Some of these agencies are trying to come back to the port and their interest of coming is just to come and collect money in the port, not that they want to do their job. And one of the ministers was even campaigning always for them for come back to the port. And I asked them, where in this world do you see agencies loitering the port the way you do in this country? The problem is, in everywhere in the world what you have there is a platform you use as an interface to talk to yourselves.

And if you want anything, you can know what to do from that platform. We don’t need the physical presence of these agencies in the port. Today, we have a minister in this time talking about agencies in the port. Our country procedures are backward, our drought level is nothing to write home about. Why is Togo taking over our Cargo? It is because of efficiency.

What is happening in the Nigerian port, what is our draft level?
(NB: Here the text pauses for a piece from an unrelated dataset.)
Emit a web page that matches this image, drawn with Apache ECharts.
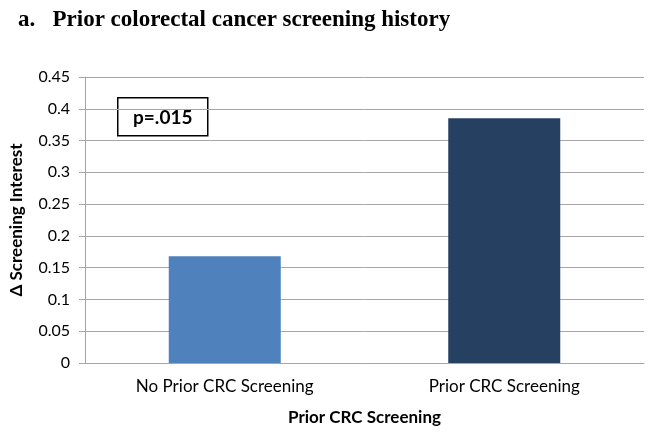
<!DOCTYPE html>
<html>
<head>
<meta charset="utf-8">
<script src="https://cdn.jsdelivr.net/npm/echarts@6/dist/echarts.min.js"></script>
<style>html,body{margin:0;padding:0;background:#fff;}#c{width:654px;height:435px;}</style>
</head>
<body>
<div id="c"></div>
<script>
const categories = ['No Prior CRC Screening', 'Prior CRC Screening'];
const values = [0.168, 0.385];
const barColors = ['#4F81BD', '#254061'];
const yTicks = [0, 0.05, 0.1, 0.15, 0.2, 0.25, 0.3, 0.35, 0.4, 0.45];
const titleText = 'a.   Prior colorectal cancer screening history';
const pText = 'p=.015';

const chart = echarts.init(document.getElementById('c'));
const lblFont = 'Lato, "Open Sans", sans-serif';
chart.setOption({
  animation: false,
  title: {
    text: titleText, left: 13, top: 4,
    textStyle: {fontFamily: '"Liberation Serif", "Times New Roman", serif', fontWeight: 'bold', fontSize: 23, color: '#000'}
  },
  grid: {left: 83, right: 10, top: 77, bottom: 72},
  xAxis: {
    type: 'category', data: categories,
    axisLine: {lineStyle: {color: '#A6A6A6', width: 1}},
    axisTick: {show: false},
    axisLabel: {fontFamily: lblFont, fontSize: 17, color: '#000', margin: 15},
    name: 'Prior CRC Screening', nameLocation: 'middle', nameGap: 46,
    nameTextStyle: {fontFamily: lblFont, fontWeight: 'bold', fontSize: 17, color: '#000'}
  },
  yAxis: {
    type: 'value', min: 0, max: 0.45, interval: 0.05,
    axisLine: {show: true, lineStyle: {color: '#A6A6A6'}},
    axisTick: {show: true, length: 6, lineStyle: {color: '#A6A6A6'}},
    splitLine: {lineStyle: {color: '#A6A6A6'}},
    axisLabel: {fontFamily: lblFont, fontSize: 16, color: '#000', margin: 15,
      formatter: v => { const t = yTicks.find(x => Math.abs(x - v) < 1e-9); return String(t !== undefined ? t : v); }},
    name: 'Δ Screening Interest', nameLocation: 'middle', nameGap: 60,
    nameTextStyle: {fontFamily: lblFont, fontWeight: 'bold', fontSize: 17, color: '#000'}
  },
  series: [{
    type: 'bar', barWidth: 112,
    data: values.map((v, i) => ({value: v, itemStyle: {color: barColors[i]}}))
  }],
  graphic: [{
    type: 'group', left: 117, top: 97,
    children: [
      {type: 'rect', shape: {x: 0, y: 0, width: 90, height: 38}, style: {fill: '#fff', stroke: '#000', lineWidth: 1.5}},
      {type: 'text', x: 45, y: 20, style: {text: pText, fontFamily: lblFont, fontWeight: 'bold', fontSize: 19, fill: '#000', align: 'center', verticalAlign: 'middle'}}
    ]
  }]
});
</script>
</body>
</html>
They shouldn’t be political or rely on civil servant who will give you the information they want you want to hear. Rely on expert who can give you information, go around and see what our competitors are doing. Number three is that our system is expensive, our cost is expensive. When you bring goods into this country, it stays more and it’s more expensive.

When you bring it to a place like Ghana, you pay little, just the transshipment fee. So you find out that it is cheaper to get things out than to take them to the port. Many people will want to use other ports and maybe pay transport cost and come into the country and do their duties and that is all. Instead of coming down here and pay shipping company that is expensive, pay terminal charges that is also expensive and go through your procedures that you have to go through SON, NAFDAC and all the agencies that are coming here. You have a country where a minister is bringing all government agencies to the ports. Is that what is happening all over the world?